A reader recently shared an article from Politico, titled, “Gun Violence is Actually Worse in Red States. It’s Not Even Close.” It began by quoting the rhetoric of various ambitious Republicans on the subject:
In October, Florida’s Republican governor Ron DeSantis proclaimed crime in New York City was “out of control” and blamed it on George Soros. Another Sunshine State politico, former president Donald Trump, offered his native city up as a Democrat-run dystopia, one of those places “where the middle class used to flock to live the American dream are now war zones, literal war zones.” In May 2022, hours after 19 children were murdered at Robb Elementary in Uvalde, Texas, Republican Gov. Greg Abbott swatted back suggestions that the state could save lives by implementing tougher gun laws by proclaiming“Chicago and L.A. and New York disprove that thesis.”
As the article points out, this is pure propaganda.
In reality, the region the Big Apple comprises most of is far and away the safest part of the U.S. mainland when it comes to gun violence, while the regions Florida and Texas belong to have per capita firearm death rates (homicides and suicides) three to four times higher than New York’s. On a regional basis it’s the southern swath of the country — in cities and rural areas alike — where the rate of deadly gun violence is most acute, regions where Republicans have dominated state governments for decades.

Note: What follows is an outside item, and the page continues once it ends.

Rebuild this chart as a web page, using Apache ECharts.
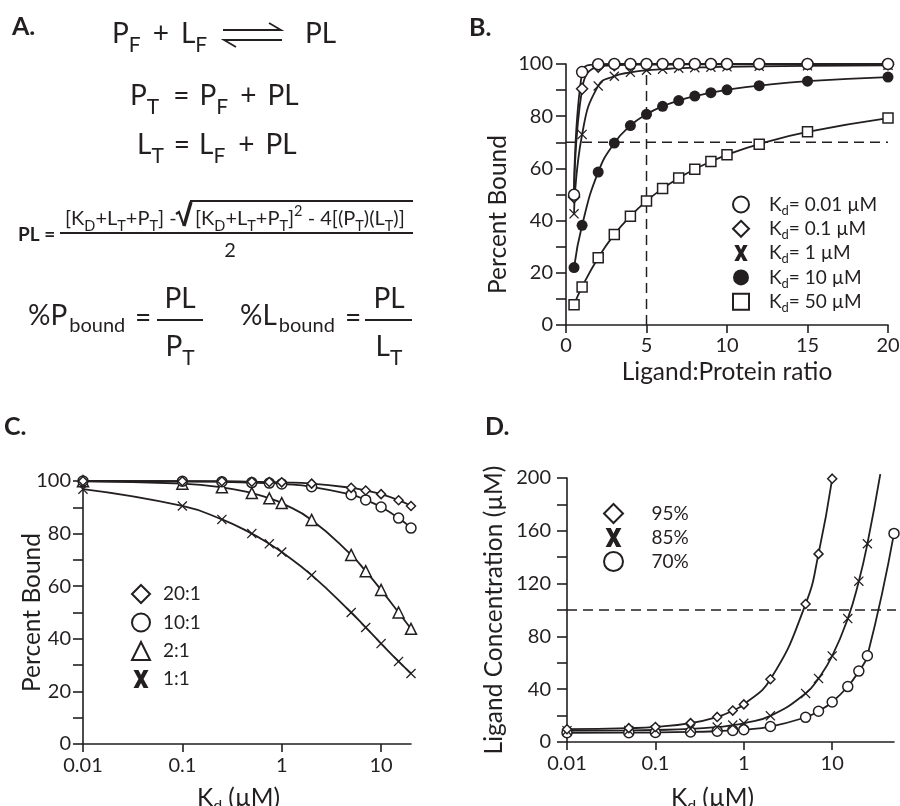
<!DOCTYPE html>
<html>
<head>
<meta charset="utf-8">
<script src="https://cdn.jsdelivr.net/npm/echarts@6/dist/echarts.min.js"></script>
<style>
  html, body { margin: 0; padding: 0; background: #fff; }
  #main { width: 900px; height: 806px; }
</style>
</head>
<body>
<div id="main"></div>
<script>
const FONT = 'Lato';
const INK = '#231f20';

// ---- Panel B: percent protein bound vs ligand:protein ratio ----
const ratioB = [0.5, 1, 2, 3, 4, 5, 6, 7, 8, 9, 10, 12, 15, 20];
const bKd001 = [49.9, 96.9, 99.9, 100, 100, 100, 100, 100, 100, 100, 100, 100, 100, 100];
const bKd01  = [49.0, 90.5, 99.0, 99.5, 99.7, 99.8, 99.8, 99.8, 99.9, 99.9, 99.9, 99.9, 99.9, 99.9];
const bKd1   = [42.6, 73.0, 91.6, 95.3, 96.8, 97.6, 98.0, 98.4, 98.6, 98.8, 98.9, 99.1, 99.3, 99.5];
const bKd10  = [22.0, 38.2, 58.6, 69.7, 76.4, 80.7, 83.8, 86.0, 87.7, 89.0, 90.1, 91.7, 93.4, 95.0];
const bKd50  = [7.8, 14.6, 25.8, 34.7, 41.7, 47.5, 52.3, 56.3, 59.7, 62.6, 65.2, 69.3, 74.0, 79.3];
const bGuideH = [[0, 70], [20, 70]];
const bGuideV = [[5, 0], [5, 97.5]];
const bXTicks = [0, 5, 10, 15, 20];
const bYTicks = [0, 10, 20, 30, 40, 50, 60, 70, 80, 90, 100];
const bYLabels = [0, 20, 40, 60, 80, 100];

// ---- Panel C: percent protein bound vs Kd at several L:P ratios ----
const kdC = [0.01, 0.1, 0.25, 0.5, 0.75, 1, 2, 5, 7, 10, 15, 20];
const c20to1 = [100, 99.9, 99.9, 99.7, 99.6, 99.5, 99.0, 97.4, 96.4, 95.0, 92.7, 90.5];
const c10to1 = [100, 99.9, 99.7, 99.4, 99.2, 98.9, 97.8, 94.8, 92.8, 90.1, 85.9, 82.1];
const c2to1  = [99.9, 99.0, 97.6, 95.4, 93.4, 91.6, 85.2, 71.9, 65.7, 58.6, 50.0, 43.8];
const c1to1  = [96.9, 90.5, 85.4, 80.0, 76.1, 73.0, 64.2, 50.0, 44.3, 38.2, 31.4, 26.8];
const cYTicks = [0, 10, 20, 30, 40, 50, 60, 70, 80, 90, 100];
const cYLabels = [0, 20, 40, 60, 80, 100];

// ---- Panel D: ligand concentration needed for a given fraction bound ----
const kdD95 = [0.01, 0.05, 0.1, 0.25, 0.5, 0.75, 1, 2, 5, 7, 10];
const d95   = [9.7, 10.5, 11.4, 14.3, 19.0, 23.8, 28.5, 47.5, 104.5, 142.5, 199.5];
const kdD85 = [0.01, 0.05, 0.1, 0.25, 0.5, 0.75, 1, 2, 5, 7, 10, 15, 20, 25, 35];
const d85   = [8.6, 8.8, 9.1, 9.9, 11.3, 12.8, 14.2, 19.8, 36.8, 48.2, 65.2, 93.5, 121.8, 150.2, 203];
const kdD70 = [0.01, 0.05, 0.1, 0.25, 0.5, 0.75, 1, 2, 5, 7, 10, 15, 20, 25, 50];
const d70   = [7.0, 7.1, 7.2, 7.6, 8.2, 8.8, 9.3, 11.7, 18.7, 23.3, 30.3, 42.0, 53.7, 65.3, 158];
const dGuide = [[0.01, 100], [60, 100]];
const dYTicks = [0, 20, 40, 60, 80, 100, 120, 140, 160, 180, 200];
const dYLabels = [0, 40, 80, 120, 160, 200];

const kdDecades = [0.01, 0.1, 1, 10];

// marker shapes
const SYM_X = 'path://M0,0.9 L0.9,0 L5,4.1 L9.1,0 L10,0.9 L5.9,5 L10,9.1 L9.1,10 L5,5.9 L0.9,10 L0,9.1 L4.1,5 Z';
const SYM_XBOLD = 'path://M0,0 H3.3 L5,3.4 L6.7,0 H10 L6.7,6 L10,12 H6.7 L5,8.6 L3.3,12 H0 L3.3,6 Z';
const SYM_DIAMOND = 'path://M5,0 L10,5 L5,10 L0,5 Z';

const pairs = (xs, ys) => xs.map((x, i) => [x, ys[i]]);

const openStyle = { color: '#fff', borderColor: INK, borderWidth: 1.5 };
const solidStyle = { color: INK, borderColor: INK, borderWidth: 0 };

function curve(name, xi, xs, ys, symbol, size, style, extra) {
  return Object.assign({
    name, type: 'line', xAxisIndex: xi, yAxisIndex: xi,
    data: pairs(xs, ys),
    symbol, symbolSize: size, showAllSymbol: true,
    smooth: 0.5,
    lineStyle: { color: INK, width: 1.8 },
    itemStyle: style,
    emphasis: { disabled: true },
    animation: false, z: 3
  }, extra || {});
}

function guide(xi, data) {
  return {
    type: 'line', xAxisIndex: xi, yAxisIndex: xi, data,
    symbol: 'none', silent: true, clip: false,
    lineStyle: { color: INK, width: 1.5, type: [10, 6] },
    animation: false, z: 1
  };
}

const labelFont = { color: INK, fontFamily: FONT, fontSize: 20 };
const nameFont = { color: INK, fontFamily: FONT, fontSize: 24.5 };
const kdName = '{t|K}{s|d}{t| (µM)}';
const kdRich = {
  t: { fontFamily: FONT, fontSize: 24.5, color: INK },
  s: { fontFamily: FONT, fontSize: 16, color: INK, padding: [16, 0, 0, 0] }
};

function axisBase() {
  return {
    axisLine: { onZero: false, lineStyle: { color: INK, width: 1.6 } },
    splitLine: { show: false },
    nameLocation: 'middle',
    nameMoveOverlap: false
  };
}

function logX(grid, max, gap, pad, margin) {
  return Object.assign(axisBase(), {
    gridIndex: grid, type: 'log', logBase: 10, min: 0.01, max,
    axisTick: { length: 8, customValues: kdDecades, lineStyle: { color: INK, width: 1.6 } },
    axisLabel: Object.assign({ margin, customValues: kdDecades, formatter: v => String(Number(v.toPrecision(6))) }, labelFont),
    name: kdName, nameGap: gap,
    nameTextStyle: { rich: kdRich, padding: [0, pad, 0, 0] }
  });
}

function valY(grid, max, ticks, labels, name, gap, pad, margin) {
  return Object.assign(axisBase(), {
    gridIndex: grid, type: 'value', min: 0, max,
    axisTick: { length: 10, customValues: ticks, lineStyle: { color: INK, width: 1.6 } },
    axisLabel: Object.assign({ margin, customValues: labels }, labelFont),
    name, nameGap: gap,
    nameTextStyle: Object.assign({ padding: [0, pad, 0, 0] }, nameFont)
  });
}

const legendText = { color: INK, fontFamily: FONT, fontSize: 19 };

const option = {
  backgroundColor: '#fff',
  animation: false,
  grid: [
    { left: 566, top: 64, width: 322, height: 261, outerBoundsMode: 'none' },
    { left: 83, top: 481, width: 328, height: 263, outerBoundsMode: 'none' },
    { left: 567, top: 478, width: 327, height: 264, outerBoundsMode: 'none' }
  ],
  xAxis: [
    Object.assign(axisBase(), {
      gridIndex: 0, type: 'value', min: 0, max: 20, interval: 5,
      axisTick: { length: 8, customValues: bXTicks, lineStyle: { color: INK, width: 1.6 } },
      axisLabel: Object.assign({ margin: 11, customValues: bXTicks }, labelFont),
      name: 'Ligand:Protein ratio', nameGap: 35, nameTextStyle: nameFont
    }),
    logX(1, 20, 38, 17, 12),
    logX(2, 50, 40, 36, 12)
  ],
  yAxis: [
    valY(0, 100, bYTicks, bYLabels, 'Percent Bound', 55, 40, 13),
    valY(1, 100, cYTicks, cYLabels, 'Percent Bound', 38, 0, 12),
    valY(2, 200, dYTicks, dYLabels, 'Ligand Concentration (µM)', 60, 0, 16)
  ],
  legend: [
    {
      orient: 'vertical', left: 727, top: 190, itemGap: 2.3, itemWidth: 16, itemHeight: 16,
      selectedMode: false,
      data: [
        { name: '0.01 µM', icon: 'circle' },
        { name: '0.1 µM', icon: SYM_DIAMOND },
        { name: '1 µM', icon: SYM_XBOLD },
        { name: '10 µM', icon: 'circle' },
        { name: '50 µM', icon: 'rect' }
      ],
      formatter: n => '{g|}{t|K}{s|d}{t|= ' + n + '}',
      textStyle: {
        rich: {
          g: { width: 15 },
          t: legendText,
          s: { color: INK, fontFamily: FONT, fontSize: 13, padding: [12, 0, 0, 0] }
        }
      }
    },
    {
      orient: 'vertical', left: 126, top: 579, itemGap: 8.5, itemWidth: 18, itemHeight: 18,
      selectedMode: false,
      data: [
        { name: '20:1', icon: SYM_DIAMOND },
        { name: '10:1', icon: 'circle' },
        { name: '2:1', icon: 'triangle' },
        { name: '1:1', icon: SYM_XBOLD }
      ],
      formatter: n => '{g|}{t|' + n + '}',
      textStyle: { rich: { g: { width: 8 }, t: legendText } }
    },
    {
      orient: 'vertical', left: 598, top: 498, itemGap: 4, itemWidth: 20, itemHeight: 19,
      selectedMode: false,
      data: [
        { name: '95%', icon: SYM_DIAMOND },
        { name: '85%', icon: SYM_XBOLD },
        { name: '70%', icon: 'circle' }
      ],
      formatter: n => '{g|}{t|' + n + '}',
      textStyle: { rich: { g: { width: 23 }, t: legendText } }
    }
  ],
  series: [
    guide(0, bGuideH),
    guide(0, bGuideV),
    curve('50 µM', 0, ratioB, bKd50, 'rect', 10, openStyle),
    curve('10 µM', 0, ratioB, bKd10, 'circle', 11, solidStyle),
    curve('1 µM', 0, ratioB, bKd1, SYM_X, 10, solidStyle),
    curve('0.1 µM', 0, ratioB, bKd01, SYM_DIAMOND, 11, openStyle),
    curve('0.01 µM', 0, ratioB, bKd001, 'circle', 11, openStyle),

    curve('1:1', 1, kdC, c1to1, SYM_X, 10, solidStyle),
    curve('2:1', 1, kdC, c2to1, 'triangle', 11, openStyle),
    curve('10:1', 1, kdC, c10to1, 'circle', 10, openStyle),
    curve('20:1', 1, kdC, c20to1, SYM_DIAMOND, 9, openStyle),

    guide(2, dGuide),
    curve('70%', 2, kdD70, d70, 'circle', 10, openStyle),
    curve('85%', 2, kdD85, d85, SYM_X, 10, solidStyle, { clip: false }),
    curve('95%', 2, kdD95, d95, SYM_DIAMOND, 9, openStyle)
  ],
  graphic: []
};

// the off-scale point of the 85% curve carries the line only
option.series[13].data[kdD85.length - 1] = { value: [kdD85[kdD85.length - 1], d85[d85.length - 1]], symbol: 'none' };

// ---- Panel A: binding scheme and equations ----
const eqMain = 28, eqSub = 21;
const R = {
  m: { fontFamily: FONT, fontSize: eqMain, color: INK },
  s: { fontFamily: FONT, fontSize: eqSub, color: INK, padding: [22, 0, 0, 0] },
  b: { fontFamily: FONT, fontSize: 20, color: INK, padding: [20, 0, 0, 2] },
  n: { fontFamily: FONT, fontSize: 20, color: INK },
  ns: { fontFamily: FONT, fontSize: 14.5, color: INK, padding: [15, 0, 0, 0] },
  sup: { fontFamily: FONT, fontSize: 14.5, color: INK, padding: [0, 0, 15, 0] },
  w9: { width: 9 }, w10: { width: 10 }, w11: { width: 11 }, w12: { width: 12 },
  w13: { width: 13 }, w14: { width: 14 }
};

function txt(x, y, text, align, extra) {
  return {
    type: 'text', x, y, silent: true,
    style: Object.assign({
      text, rich: R, fill: INK,
      font: eqMain + 'px ' + FONT,
      textAlign: align || 'left', textVerticalAlign: 'middle'
    }, extra || {})
  };
}
function seg(points, w) {
  return { type: 'polyline', silent: true, shape: { points }, style: { stroke: INK, lineWidth: w || 2, fill: null, lineJoin: 'miter' } };
}

const panelLabel = (x, y, t) => ({
  type: 'text', x, y, silent: true,
  style: { text: t, font: 'bold 25px ' + FONT, fill: INK, textVerticalAlign: 'middle' }
});

option.graphic = [
  panelLabel(12, 27, 'A.'),
  panelLabel(469, 28, 'B.'),
  panelLabel(4, 427, 'C.'),
  panelLabel(485, 427, 'D.'),

  txt(112, 34, '{m|P}{s|F}{w12|}{m|+}{w12|}{m|L}{s|F}'),
  seg([[223, 30], [281, 30], [269, 23]], 1.8),
  seg([[236, 47], [224, 40], [282, 40]], 1.8),
  txt(305, 34, '{m|PL}'),
  txt(130, 96, '{m|P}{s|T}{w14|}{m|=}{w10|}{m|P}{s|F}{w12|}{m|+}{w11|}{m|PL}'),
  txt(137, 145, '{m|L}{s|T}{w10|}{m|=}{w9|}{m|L}{s|F}{w13|}{m|+}{w11|}{m|PL}'),

  txt(18, 235, 'PL =', 'left', { font: 'bold 19px ' + FONT, rich: null }),
  txt(65, 219, '{n|[K}{ns|D}{n|+L}{ns|T}{n|+P}{ns|T}{n|] -}'),
  seg([[176, 214], [179, 212], [184, 226]], 2.2),
  seg([[184, 226], [191, 202]], 3.4),
  seg([[190, 201], [413, 201]], 1.8),
  txt(195, 219, '{n|[K}{ns|D}{n|+L}{ns|T}{n|+P}{ns|T}{n|]}{sup|2}{n| - 4[(P}{ns|T}{n|)(L}{ns|T}{n|)]}'),
  seg([[60, 233], [413, 233]], 2),
  txt(230, 251, '{n|2}', 'center'),

  txt(28, 316, '{m|%P}{b|bound}'),
  txt(135, 318, '{m|=}'),
  txt(180, 299, '{m|PL}', 'center'),
  seg([[157, 320], [203, 320]], 2),
  txt(180, 347, '{m|P}{s|T}', 'center'),

  txt(240, 316, '{m|%L}{b|bound}'),
  txt(345, 318, '{m|=}'),
  txt(389, 299, '{m|PL}', 'center'),
  seg([[365, 320], [412, 320]], 2),
  txt(389, 347, '{m|L}{s|T}', 'center')
];

const chart = echarts.init(document.getElementById('main'));
chart.setOption(option);
</script>
</body>
</html>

There are a number of reasons beyond policy for these disparities, including the differing cultures of those who originally colonized various areas of the country. But the current assaults on even minimal efforts to reduce gun violence employ outright lies to play on deep-seated, mostly rural fears of urban life.
There are mounting, disquieting “cautionary tales” about America’s deepening divisions into rural and urban, Red and Blue. A week or so ago, the Washington Post ran a truly terrifying story about the radical Right takeover of a small Michigan county. It deserves to be read in its entirety, but the introductory paragraphs are instructive.
The eight new members of the Ottawa County Board of Commissioners had run for office promising to “thwart tyranny” in their lakeside Michigan community of 300,000 people.
In this case the oppressive force they aimed to thwart was the county government they now ran….
The new commissioners, all Republicans, swore their oaths of office on family Bibles. And then the firings began. Gone was the lawyer who had represented Ottawa County for 40 years. Gone was the county administrator who oversaw a staff of 1,800. To run the health department, they voted to install a service manager from a local HVAC company who had gained prominence as a critic of mask mandates.
As the session entered its fourth hour, Sylvia Rhodea, the board’s new vice chair, put forward a motion to change the motto that sat atop the county’s website and graced its official stationery. “Whereas the vision statement of ‘Where You Belong’ has been used to promote the divisive Marxist ideology of the race, equity movement”…
Rhodea proposed to unite the county around America’s “true history” as a “land of systemic opportunity built on the Constitution, Christianity and capitalism.’”
County Commission meetings everywhere tend to be lightly attended, but the article reports that ensuing meetings of this particular board were “packed with so many angry people calling each other “fascists,” “communists,” “Christian nationalists” and “racists” that the county would have to open an overflow room down the hall.”
The Guardian reports a similar takeover in Blue California.
In a seemingly long gone era – before the Trump presidency, and Covid, and the 2020 election – Doni Chamberlain would get the occasional call from a displeased reader who had taken issue with one of her columns. They would sometimes call her stupid and use profanities.
Today, when people don’t like her pieces, Chamberlain said, they tell her she’s a communist who doesn’t deserve to live. One local conservative radio host said she should be hanged.
The escalation of America’s culture wars isn’t only visible in small, rural counties. Consider a recent report out of Alabama.
The state of Alabama’s top early education official was forced out Friday by Gov. Kay Ivey over a teacher resource guide—one that promotes inclusion of various kinds of families and acknowledges the reality of racism in the nation’s history—the Republican leader denounced as too “woke.”
After an apparent refusal to denounce the book or accept its removal, Barbara Cooper, head of the Alabama Department of Early Education, was compelled to tender her resignation, which Ivey accepted.
And speaking of gun culture, the Guardian also reported on an event held by Idaho Republicans that “honored” Kyle Rittenhouse, the teen who shot and killed two people at an anti-racism protest.
There really are two (very different) Americas.